Chi ha oggi trent’anni rischia di andare in pensione a 70 anni. L’Inps aggiorna il simulatore sulle pensioni adeguandolo alle aspettative di vita e restituisce una fotografia ben poco allettante per i lavoratori sostanzialmente giovani, pronosticando uno slittamento in avanti del ritiro dal mercato del lavoro.

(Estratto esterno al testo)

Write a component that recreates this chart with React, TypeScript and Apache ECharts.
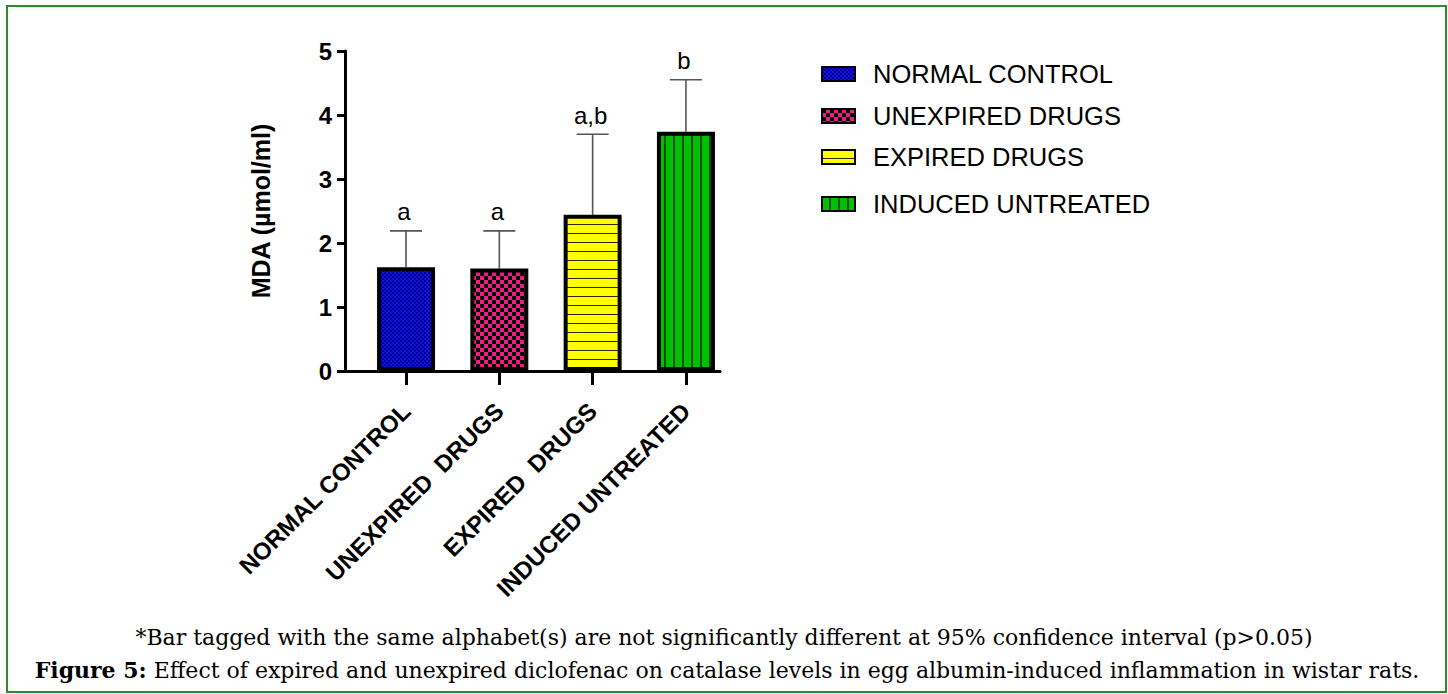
import React, { useEffect, useRef } from 'react';
import * as echarts from 'echarts';

// Groups and measured MDA values (mean and SD, µmol/ml)
const categories = ['NORMAL CONTROL', 'UNEXPIRED  DRUGS', 'EXPIRED  DRUGS', 'INDUCED UNTREATED'];
const legendNames = ['NORMAL CONTROL', 'UNEXPIRED DRUGS', 'EXPIRED DRUGS', 'INDUCED UNTREATED'];
const mdaMeans = [1.62, 1.6, 2.44, 3.74];
const mdaErrors = [0.57, 0.59, 1.26, 0.81];
const groupTags = ['a', 'a', 'a,b', 'b'];
const categoryPositions = [0, 1, 2, 3];
const legendCenters = [74, 116, 157, 204];

const footnote =
  '*Bar tagged with the same alphabet(s) are not significantly different at 95% confidence interval (p>0.05)';
const figureLabel = 'Figure 5:';
const figureText =
  ' Effect of expired and unexpired diclofenac on catalase levels in egg albumin-induced inflammation in wistar rats.';

type Draw = (ctx: CanvasRenderingContext2D, w: number, h: number) => void;

function tile(w: number, h: number, draw: Draw) {
  const c = document.createElement('canvas');
  c.width = w;
  c.height = h;
  const ctx = c.getContext('2d') as CanvasRenderingContext2D;
  draw(ctx, w, h);
  return { image: c, repeat: 'repeat', imageWidth: w, imageHeight: h } as any;
}

function makePatterns() {
  const blue = tile(4, 4, (ctx) => {
    ctx.fillStyle = '#0d0dff';
    ctx.fillRect(0, 0, 4, 4);
    ctx.fillStyle = '#000070';
    ctx.fillRect(0, 0, 2, 2);
    ctx.fillRect(2, 2, 2, 2);
  });
  const pink = tile(8, 8, (ctx) => {
    ctx.fillStyle = '#f01a85';
    ctx.fillRect(0, 0, 8, 8);
    ctx.fillStyle = '#000';
    ctx.fillRect(0, 0, 4, 4);
    ctx.fillRect(4, 4, 4, 4);
  });
  const yellow = tile(4, 9, (ctx) => {
    ctx.fillStyle = '#ffff00';
    ctx.fillRect(0, 0, 4, 9);
    ctx.fillStyle = '#2a2a00';
    ctx.fillRect(0, 8, 4, 1);
  });
  const green = tile(9, 4, (ctx) => {
    ctx.fillStyle = '#00c000';
    ctx.fillRect(0, 0, 9, 4);
    ctx.fillStyle = '#005000';
    ctx.fillRect(7, 0, 2, 4);
  });
  return [blue, pink, yellow, green];
}

const sansBold = {
  fontFamily: 'Arial, "Liberation Sans", sans-serif',
  fontWeight: 'bold',
  color: '#000',
};

export default function App() {
  const ref = useRef<HTMLDivElement>(null);

  useEffect(() => {
    if (!ref.current) return;
    const chart = echarts.init(ref.current, undefined, { renderer: 'svg' });
    const patterns = makePatterns();

    const barSeries = legendNames.map((name, i) => ({
      type: 'bar',
      name,
      data: [[categoryPositions[i], mdaMeans[i]]],
      barWidth: 58,
      barGap: '-100%',
      z: 3,
      itemStyle: { color: patterns[i], borderColor: '#000', borderWidth: 4 },
      emphasis: { disabled: true },
    }));

    const errorSeries = {
      type: 'custom',
      z: 2,
      encode: { x: 0, y: [1, 2] },
      data: mdaMeans.map((m, i) => [categoryPositions[i], m, m + mdaErrors[i]]),
      renderItem: (params: any, api: any) => {
        const x = api.value(0);
        const lo = api.coord([x, api.value(1)]);
        const hi = api.coord([x, api.value(2)]);
        const half = 16;
        const lineStyle = { stroke: '#555', lineWidth: 1.6 };
        return {
          type: 'group',
          children: [
            { type: 'line', shape: { x1: lo[0], y1: lo[1], x2: hi[0], y2: hi[1] }, style: lineStyle },
            { type: 'line', shape: { x1: hi[0] - half, y1: hi[1], x2: hi[0] + half, y2: hi[1] }, style: lineStyle },
            {
              type: 'text',
              x: hi[0] - 2,
              y: hi[1] - 7,
              style: {
                text: groupTags[params.dataIndex],
                textAlign: 'center',
                textVerticalAlign: 'bottom',
                font: '24px Arial, "Liberation Sans", sans-serif',
                fill: '#000',
              },
            },
          ],
        };
      },
    };

    const legends = legendNames.map((name, i) => ({
      data: [{ name, icon: 'rect' }],
      left: 821,
      top: legendCenters[i] - 13,
      padding: 0,
      itemWidth: 33,
      itemHeight: 14,
      selectedMode: false,
      textStyle: {
        fontFamily: 'Arial, "Liberation Sans", sans-serif',
        fontSize: 25.5,
        lineHeight: 26,
        color: '#000',
        padding: [0, 0, 0, 13],
      },
    }));

    chart.setOption({
      animation: false,
      backgroundColor: '#fff',
      legend: legends,
      grid: { left: 345, right: 728, top: 51, bottom: 323, containLabel: false },
      xAxis: {
        type: 'value',
        min: -0.654,
        max: 3.365,
        splitLine: { show: false },
        axisLine: { show: true, onZero: false, lineStyle: { color: '#000', width: 3 } },
        axisTick: { show: true, customValues: categoryPositions, length: 14, lineStyle: { color: '#000', width: 3 } },
        axisLabel: {
          ...sansBold,
          customValues: categoryPositions,
          rotate: 45,
          margin: 36,
          formatter: (v: number) => categories[Math.round(v)] ?? '',
          fontSize: 24,
        },
      },
      yAxis: {
        type: 'value',
        min: 0,
        max: 5,
        interval: 1,
        name: 'MDA (µmol/ml)',
        nameLocation: 'middle',
        nameGap: 72,
        nameTextStyle: { ...sansBold, fontSize: 25 },
        splitLine: { show: false },
        axisLine: { show: true, onZero: false, lineStyle: { color: '#000', width: 3 } },
        axisTick: { show: true, length: 8, lineStyle: { color: '#000', width: 3 } },
        axisLabel: { ...sansBold, margin: 13, fontSize: 24 },
      },
      series: [errorSeries, ...barSeries],
      graphic: [
        {
          type: 'rect',
          silent: true,
          shape: { x: 7, y: 6, width: 1439, height: 686 },
          style: { fill: 'none', stroke: '#2b8a2b', lineWidth: 2 },
        },
        {
          type: 'text',
          x: 724,
          y: 637,
          style: {
            text: footnote,
            textAlign: 'center',
            textVerticalAlign: 'middle',
            font: '22px "DejaVu Serif", serif',
            fill: '#000',
          },
        },
        {
          type: 'text',
          x: 727,
          y: 670,
          style: {
            text: `{b|${figureLabel}}{r|${figureText}}`,
            textAlign: 'center',
            textVerticalAlign: 'middle',
            rich: {
              b: { fontFamily: '"DejaVu Serif", serif', fontWeight: 'bold', fontSize: 22, fill: '#000', color: '#000' },
              r: { fontFamily: '"DejaVu Serif", serif', fontSize: 22, fill: '#000', color: '#000' },
            },
          },
        },
      ],
    } as any);

    return () => chart.dispose();
  }, []);

  return (
    <div
      ref={ref}
      style={{ position: 'fixed', left: 0, top: 0, width: 1448, height: 694, background: '#fff' }}
    />
  );
}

A che età andrà in pensione chi ha compiuto 30 anni quest’anno
Chi ha compiuto quest’anno 30 anni e ha cominciato a lavorare da poco riuscirà ad andare in pensione tra i 66 anni e 8 mesi nel caso abbia versato 20 anni di contributi e maturato un assegno superiore a una certa soglia (tre volte l’importo mensile dell’assegno sociale nel 2024, quindi 1.603,23 euro) e a 74 se non riusciranno a versare almeno 20 anni di contributi. Secondo il simulatore, un uomo nato all’inizio del 1994 che ha cominciato a lavorare all’inizio del 2022 e abbia almeno 20 anni di contributi andrà in pensione di vecchiaia a dicembre del 2063 con 69 anni e 10 mesi di età.
Il simulatore non è invece ancora stato aggiornato sulla pensione anticipata flessibile per il 2024, ovvero quota 103 con 62 anni di età e 41 di contributi ma solo sugli importi a cui si ha diritto se si sono raggiunti i requisiti nel 2023. L’importo massimo per chi esce con i requisiti del 2023 è di cinque volte il trattamento minimo (2.993,05 euro al mese) fino a che non si raggiunge l‘età per la vecchiaia quando si avrà l’intero importo maturato grazie ai propri contributi.
Dal simulatore emerge che un uomo nato a gennaio del 1980 che lavora nel settore privato e ha cominciato a versare nel 2005 (interamente nel sistema contributivo quindi) va in pensione di vecchiaia a 68 anni e 9 mesi a novembre del 2048. Può anticiparla a 65 anni e 7 mesi se ha maturato un assegno superiore a una data soglia (per il 2024 tre volte l’assegno sociale) ma deve rimandarla fino a 73 anni e 2 mesi di età se non matura nel complesso 20 anni di contributi.
Nel simulatore Inps nel quale si entra senza credenziali (come lo Spid e la Cie) si ricorda di inserire dati fondamentali come eventuali attività usuranti, lavoro precoce, servizio militare, riscatto di titoli di studio universitari o accredito figurativo della maternità obbligatoria fuori dal rapporto di lavoro perché possono cambiare il calcolo degli anni necessari per l’accesso alla pensione.
Rapporto spesa pensioni e Pil al 16,3%
Secondo un documento Eurostat, sui dati relativi al 2021 in Italia il rapporto tra la spesa per le pensioni e il Pil ha toccato il 16,3, secondo solo alla Grecia (16,4%). Nell’insieme dei Paesi Ue la spesa per le pensioni è arrivata nel 2022 a 1.882 miliardi di euro, il 12,9% del Pil dell’Unione. Rispetto all’anno precedente la spesa complessiva è cresciuta del 2,8% ma il rapporto con il Pil è diminuito di 0,7 punti (nel 2020, anno però in cui il Pil è caduto a causa del Covid, era al 13,6%). Seguono l’Italia l’Austria (15%) e la Francia (14,9%).